# 1st cheese failure



## pearsjd (Mar 29, 2011)

hello

We attempted our first cheese making today. Used 30 min Mozzarella recipe and milk from our Nubians. Everything looked good until the end. Could not stretch it and there was a lot of whey. The cheese was like grainy ricotta. Tasted really good. I did pasteurize the goat's milk(160 deg). Any advice would be appreciated. 

Thank you
Susan


----------



## nightskyfarm (Sep 7, 2009)

Darn! I'm not a mozz-maker. Hopefully, someone will speak up. Though, temperature with mozz is everything.


----------



## Anita Martin (Dec 26, 2007)

I can't make mozzerela to save my life. It's either too mushy or too tough. Temp. is important and I don't pasturize so I'm not familiar with how milk reacts after pasturization. 

If it's grainy and has whey in it, you probably did not heat it and knead it enough. I've found that when ALL the whey is gone, the cheese that remains is tough as nails and tastes like rubber. 

When not kneading as much, there is whey left, which doesn't go well over pizza, but the taste is wonderful, it melts great, and won't break a tooth when you take a bite. 
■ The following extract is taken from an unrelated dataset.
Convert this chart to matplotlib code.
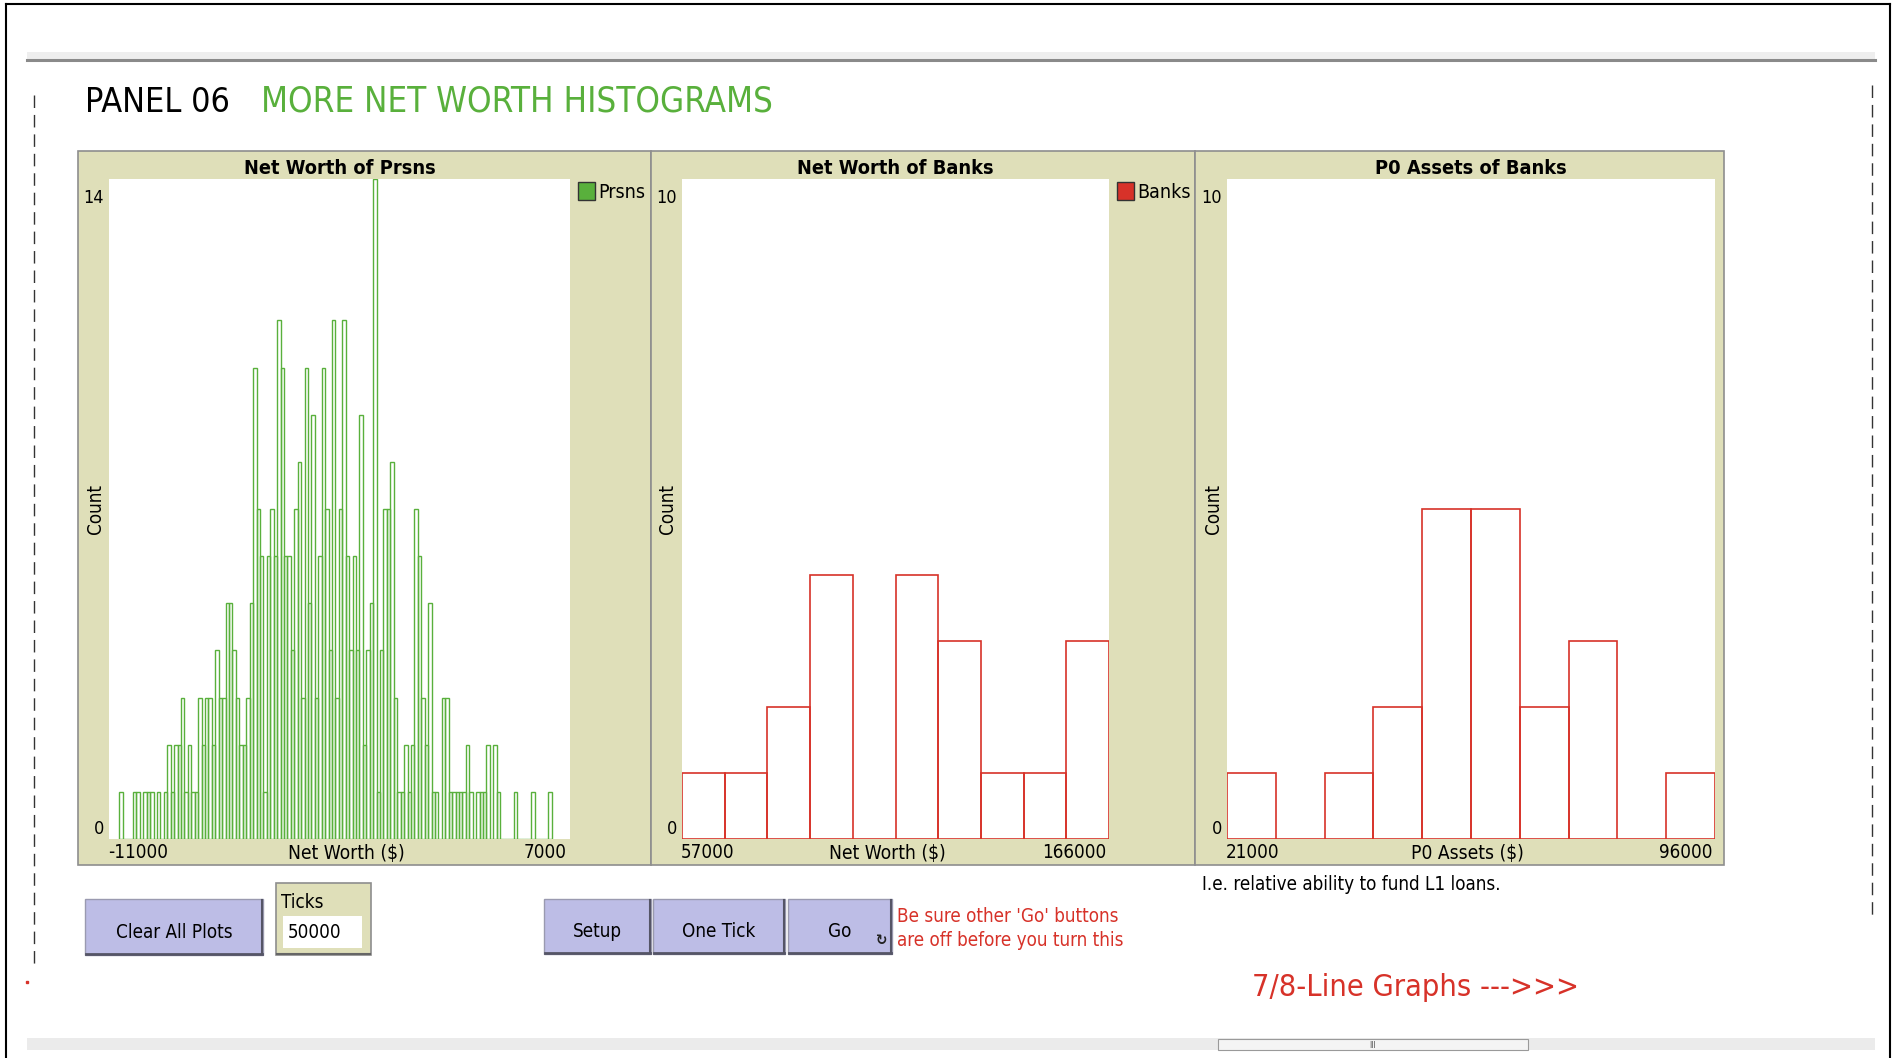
import numpy as np
import matplotlib.pyplot as plt
from matplotlib import font_manager
from matplotlib.patches import Rectangle

# ---- data ----
# Net Worth of Prsns: 126 bins, first bin starts at -10600, bin width 134
prsn_counts = [1, 0, 0, 0, 1, 1, 0, 1, 1, 1,
               0, 1, 0, 1, 2, 1, 2, 2, 3, 1,
               2, 1, 1, 3, 2, 3, 3, 2, 4, 3,
               3, 5, 5, 4, 3, 2, 2, 3, 5, 10,
               7, 6, 1, 6, 7, 6, 11, 10, 6, 6,
               4, 7, 8, 3, 10, 5, 9, 3, 6, 10,
               7, 4, 11, 3, 7, 11, 6, 4, 6, 4,
               9, 2, 4, 5, 14, 1, 4, 7, 7, 8,
               3, 1, 1, 2, 1, 2, 7, 6, 3, 2,
               5, 1, 1, 0, 3, 3, 1, 1, 1, 1,
               1, 2, 1, 0, 1, 1, 1, 2, 0, 2,
               1, 0, 0, 0, 0, 1, 0, 0, 0, 0,
               1, 0, 0, 0, 0, 1]
prsn_start, prsn_width = -10600, 134
prsn_xlim = (-11000, 7000)
prsn_ymax = 14

# Net Worth of Banks: 10 bins over 57000..166000
bank_counts = [1, 1, 2, 4, 0, 4, 3, 1, 1, 3]
bank_xlim = (57000, 166000)
bank_ymax = 10

# P0 Assets of Banks: 10 bins over 21000..96000
p0_counts = [1, 0, 1, 2, 5, 5, 2, 3, 0, 1]
p0_xlim = (21000, 96000)
p0_ymax = 10

GREEN = '#59B03C'
RED = '#D73229'
BEIGE = '#DFDFB9'
LAV = '#BDBDE6'

# the screenshot uses a condensed sans; use DejaVu Sans Condensed if it is there,
# otherwise shrink the normal DejaVu a bit so the widths match
fonts = font_manager.fontManager.ttflist
has_cond = any(f.name == 'DejaVu Sans' and f.stretch == 'condensed' for f in fonts)
plt.rcParams['font.family'] = ['DejaVu Sans']
if has_cond:
    plt.rcParams['font.stretch'] = 'condensed'
    K = 1.0
else:
    K = 0.9

W, H = 1900, 1058
fig = plt.figure(figsize=(W / 100, H / 100), dpi=100)
bg = fig.add_axes([0, 0, 1, 1])
bg.set_xlim(0, W)
bg.set_ylim(H, 0)
bg.axis('off')


def rect(x0, y0, x1, y1, **kw):
    bg.add_patch(Rectangle((x0, y0), x1 - x0, y1 - y0, **kw))


def px_axes(x0, y0, x1, y1):
    return fig.add_axes([x0 / W, 1 - y1 / H, (x1 - x0) / W, (y1 - y0) / H])


def txt(x, y, s, size, **kw):
    return bg.text(x, y, s, fontsize=size * K, **kw)


# outer frame and interface bars
bg.plot([6, 6], [4, H], color='black', lw=1.5)
bg.plot([6, 1890], [4, 4], color='black', lw=1.5)
bg.plot([1890, 1890], [4, H], color='black', lw=1.5)
rect(27, 52, 1875, 59, facecolor='#EEEEEE', edgecolor='none')
bg.plot([27, 1875], [60, 60], color='#8A8A8A', lw=2.2)
rect(27, 1038, 1875, 1050, facecolor='#EBEBEB', edgecolor='none')
rect(1218, 1039, 1528, 1050, facecolor='#F4F4F4', edgecolor='#9A9A9A', lw=0.8)
bg.text(1373, 1046, 'III', fontsize=6, ha='center', va='center', color='#555555')
bg.plot([34, 34], [95, 965], color='#333333', lw=1, dashes=(9, 5))
bg.plot([1872, 1872], [85, 915], color='#333333', lw=1, dashes=(9, 5))
bg.plot([27], [982], marker='s', ms=1.5, color=RED)

# panel title
txt(85, 112, 'PANEL 06', 24.5, color='black', va='baseline')
txt(261, 112, 'MORE NET WORTH HISTOGRAMS', 25, color=GREEN, va='baseline')

# plot frames
frames = [
    dict(box=(78, 151, 651, 865), plot=(109, 179, 570, 839), title='Net Worth of Prsns',
         xlabel='Net Worth ($)', xlab_x=346, xlim=prsn_xlim, ymax=prsn_ymax,
         legend=('Prsns', GREEN)),
    dict(box=(651, 151, 1195, 865), plot=(682, 179, 1109, 839), title='Net Worth of Banks',
         xlabel='Net Worth ($)', xlab_x=887, xlim=bank_xlim, ymax=bank_ymax,
         legend=('Banks', RED)),
    dict(box=(1195, 151, 1724, 865), plot=(1227, 179, 1715, 839), title='P0 Assets of Banks',
         xlabel='P0 Assets ($)', xlab_x=1467, xlim=p0_xlim, ymax=p0_ymax, legend=None),
]
axes = []
for fr in frames:
    x0, y0, x1, y1 = fr['box']
    px0, py0, px1, py1 = fr['plot']
    rect(x0, y0, x1, y1, facecolor=BEIGE, edgecolor='#8E8E8E', lw=1.2)
    txt((px0 + px1) / 2, 169, fr['title'], 14.3, fontweight='bold',
        ha='center', va='center')
    txt(px0 - 5, py0 + 19, str(fr['ymax']), 13, ha='right', va='center')
    txt(px0 - 5, py1 - 10, '0', 13, ha='right', va='center')
    txt(px0 - 14, (py0 + py1) / 2, 'Count', 13.5, rotation=90,
        ha='center', va='center')
    txt(px0 - 1, 853, f"{fr['xlim'][0]}", 13.5, ha='left', va='center')
    txt(px1 - 3, 853, f"{fr['xlim'][1]}", 13.5, ha='right', va='center')
    txt(fr['xlab_x'], 853, fr['xlabel'], 13.8, ha='center', va='center')
    if fr['legend']:
        lab, col = fr['legend']
        rect(px1 + 8, 182, px1 + 25, 200, facecolor=col, edgecolor='#333333', lw=1)
        txt(px1 + 28, 192, lab, 14, ha='left', va='center')
    ax = px_axes(px0, py0, px1, py1)
    ax.set_xlim(*fr['xlim'])
    ax.set_ylim(0, fr['ymax'])
    ax.set_facecolor('white')
    ax.set_xticks([])
    ax.set_yticks([])
    for s in ax.spines.values():
        s.set_visible(False)
    axes.append(ax)

# histogram bars (outlined, NetLogo style)
prsn_left = prsn_start + prsn_width * np.arange(len(prsn_counts))
axes[0].bar(prsn_left, prsn_counts, width=prsn_width, align='edge', fill=False,
            edgecolor=GREEN, linewidth=1.0)

bank_edges = np.linspace(bank_xlim[0], bank_xlim[1], len(bank_counts) + 1)
axes[1].bar(bank_edges[:-1], bank_counts, width=np.diff(bank_edges), align='edge',
            fill=False, edgecolor=RED, linewidth=1.2)

p0_edges = np.linspace(p0_xlim[0], p0_xlim[1], len(p0_counts) + 1)
axes[2].bar(p0_edges[:-1], p0_counts, width=np.diff(p0_edges), align='edge',
            fill=False, edgecolor=RED, linewidth=1.2)

txt(1202, 885, 'I.e. relative ability to fund L1 loans.', 13.5, ha='left', va='center')


# buttons
def button(x0, y0, x1, y1, label):
    rect(x0, y0, x1, y1, facecolor=LAV, edgecolor='#9A9AB0', lw=1)
    bg.plot([x0 + 1, x1 - 1], [y1 - 1, y1 - 1], color='#555566', lw=2)
    bg.plot([x1 - 1, x1 - 1], [y0 + 1, y1 - 1], color='#555566', lw=1.5)
    txt((x0 + x1) / 2, (y0 + y1) / 2 + 5, label, 13.5, ha='center', va='center')


button(85, 899, 263, 955, 'Clear All Plots')
button(544, 899, 651, 954, 'Setup')
button(653, 899, 785, 954, 'One Tick')
button(788, 899, 892, 954, 'Go')
bg.text(881, 941, '\u21bb', fontsize=11, ha='center', va='center', fontweight='bold',
        family='DejaVu Sans', color='#222222')

# ticks input box
rect(276, 883, 371, 955, facecolor=BEIGE, edgecolor='#8E8E8E', lw=1.2)
bg.plot([277, 370], [954, 954], color='#666666', lw=1.5)
txt(281, 902, 'Ticks', 13.5, ha='left', va='center')
rect(283, 916, 362, 948, facecolor='white', edgecolor='none')
txt(288, 933, '50000', 13.5, ha='left', va='center')

txt(897, 916, "Be sure other 'Go' buttons", 13.5, color=RED, ha='left', va='center')
txt(897, 940, 'are off before you turn this', 13.5, color=RED, ha='left', va='center')

txt(1252, 987, '7/8-Line Graphs --->>>', 22, color=RED, ha='left', va='center')

fig.savefig('out.png', dpi=100)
I think mozzerella is the most difficult cheese I've ever tried to make, as well as the one I would most like to be successful at!


----------



## Island Creek Farm (Jun 16, 2010)

We had this problem last fall...was told it was the late lactation milk, may be your problem? We use raw milk

I agree on the "softer" mozz...does NOT work on pizza! Did that once, cheese melted, looked pretty, but if you shifted the pizza the cheese slid off!


----------



## MF-Alpines (Mar 29, 2010)

I have had this same problem. Increase your rennet to 1/2 tsp. Make sure when you add the rennet, you don't stir it. Just a simple up and down motion with the spoon, a few times only. Let sit for 10 minutes instead of 5. Don't heat so long in the microwave. It tends to disinegrate. That should solve the problem. 

Good luck!


----------